In a normal working day, US criminal investigator Flint Waters will surf the Internet, chat online with someone whose acquaintance he made a few weeks earlier, and exchange photos and videos.
And every so often, Waters goes for stress counseling to try to get some of the images he's seen in a day's work out of his head, because the reality of his line of work is in sharp contrast to the attractive job description.
Waters is an undercover agent who uses investigate online sex crimes against children.
"It's difficult to deal with.
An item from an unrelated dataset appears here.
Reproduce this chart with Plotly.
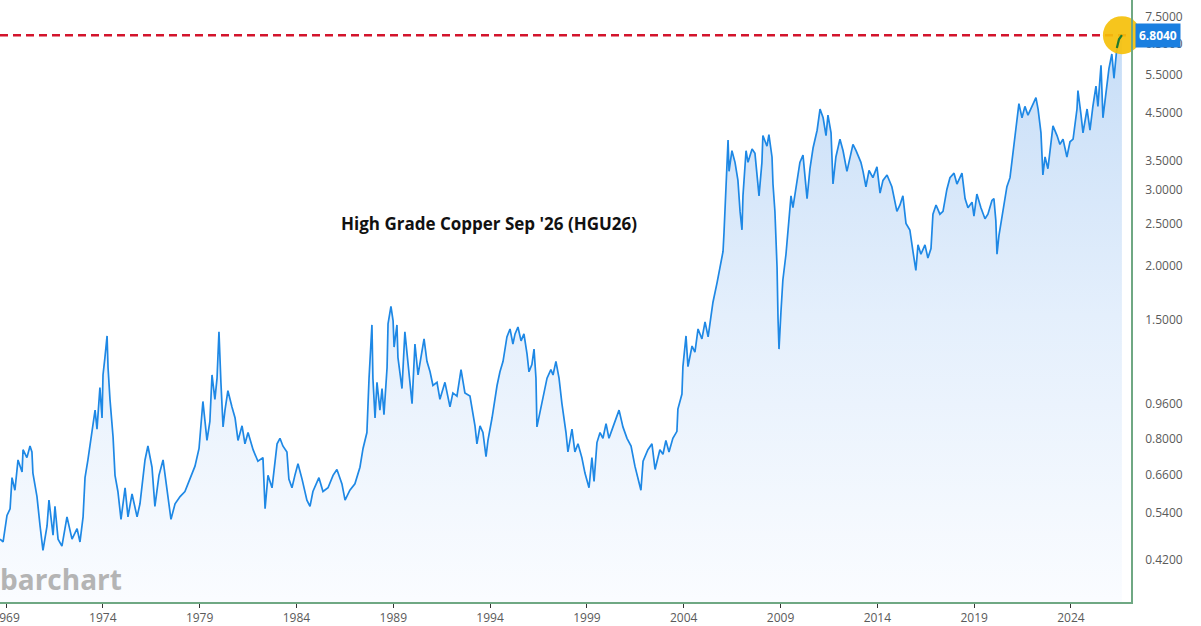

We have post-traumatic stress arrangements with an expert to help us to deal with the material we come across," the father of four from Wyoming said.
At a US congressional hearing in Washington earlier this month, Waters described in graphic detail the horrors he has seen as he tracks what officials believe are millions of child sex offenders around the world who thrive in the anonymity of the Internet.
He spoke of a video of a toddler on a changing table who is penetrated by an unknown adult male, of pictures of "a young girl, about six or seven, nude and tied to a chair, who is being sexually assaulted by a dog."
"I've posed as a mother with two-year-olds and had offenders show up to have sex with the two-year-olds," Waters said.
The Internet has made it easier for law enforcement officials to track and arrest would-be child predators, but a lack of manpower means that only two percent of known offenders are investigated and brought to justice.
"We have licensed 800 investigators around the world who work the system," Waters said.
Congresswoman Debbie Wasserman Schultz of Florida has co-sponsored a law which would ensure that each US state has a cyber unit dedicated to combatting Internet crimes against children.
"This legislation would train federal, state and local police forces to lift the digital fingerprints left by child sex predators so they can be put behind bars," she said.
Waters hailed the Internet for giving law enforcement agents "a chance to catch child molesters without them realizing we can see what they're doing."
But he also said the Internet has made it easier for predators to find their victims and to learn "how to do their crimes better and be harder to catch."
"We have seen our [Internet child sex crimes] caseload in Connecticut double or triple. And we are using undercovers with much greater frequency ... the more lines you throw in the water the more fish you catch," he said.